Olatz Barriuso-El Correo
La nueva coyuntura política derivada de la cohorte variopinta de socios que sostienen a Pedro Sánchez sin que pueda fallar uno -he ahí la novedad- está deparando un atropellado caudal de acontecimientos que se explican, sobre todo, por la cercanía de las elecciones en Euskadi y Cataluña y por la necesidad de sacar cabeza de quienes las afrontan a la baja. Es el caso del PNV -que viene de encadenar dos malos resultados en mayo y julio, muy castigado por la abstención- y de Junts, que, según el barómetro de la Generalitat, podría perder hasta trece escaños de los 32 que obtuvo en 2021. Está por ver si el acuerdo con Sánchez para amnistiar el ‘procés’ -la encuesta se hizo en plenas negociaciones- mejora las expectativas de Puigdemont, pero, de momento, es el PSC el que sale victorioso.
Tan brumoso panorama, unido a la competencia frontal del otro bloque de socios (ERC y Bildu), amenaza con multiplicar los golpes de pecho, advertencias, chantajes, ‘performances’, amagos de ruptura y declaraciones grandilocuentes hasta el infinito.
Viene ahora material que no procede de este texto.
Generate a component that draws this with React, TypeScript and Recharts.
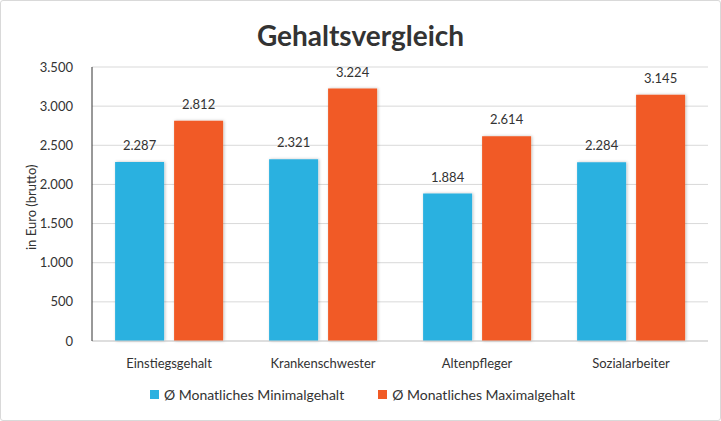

La pinza PNV-Junts, que se oficializó con la foto de un sonriente Ortuzar en Waterloo tras la ruptura amarga que supuso el 1-O, empezó a funcionar ya ayer, sin que hubieran pasado ni siete horas desde que el presidente prometió el cargo. Los junteros decidieron registrar ayer las comisiones de investigación sobre los atentados yihadistas de Barcelona y la ‘policía patriótica’ del PP con los jeltzales y sin contar con ERC ni con el PSOE, a pesar de que la constitución de ambos órganos es uno de los primeros plazos, ya convenido, del pago a Puigdemont.
La iniciativa ilustra la guerra de bloques en el bloque sanchista (éramos pocos…), el infierno diario que le aguarda a Sánchez y el tenor de los debates que nos esperan a los demás esta legislatura: la batalla contra el ‘deep state’ en plena crisis de precios. Subiendo la apuesta, el lehendakari esgrimió una curiosa teoría jurídica según la cual la ley de amnistía sienta precedente y permite abordar todo aquello que no está expresamente prohibido en la Constitución. No hace falta explicar las inquietantes implicaciones de tomarse eso al pie de la letra, pero sí lo que pretendía un lehendakari que está tardando en ser proclamado candidato y reclama su cuota de protagonismo: sacar a pasear de nuevo el referéndum.
La trampa dialéctica no sólo estriba en que hablara del referéndum sin llamarlo por su nombre, sino «nuevos cauces de expresión a las voluntades sociales mayoritarias en relación al futuro político de nuestro país». Circunloquios al margen, el truco está en que el plebiscito del que habla -que sería en todo caso acordado con el Gobierno, como dejó claro al sacarle a Bildu la ponencia política en la que reivindican la unilateralidad- sólo se produciría como ratificación de un acuerdo previo en el Parlamento vasco. Efectivamente, el impulso al nuevo estatus que figura en el acuerdo del PNV con Sánchez tiene truco porque pone como condición previa que se alcance primero un acuerdo en la Cámara autonómica que lleva cuatro años dormido y no tiene pinta de reactivarse. ¿Se acuerdan de la convención constitucional que hizo correr ríos de tinta? Pues eso.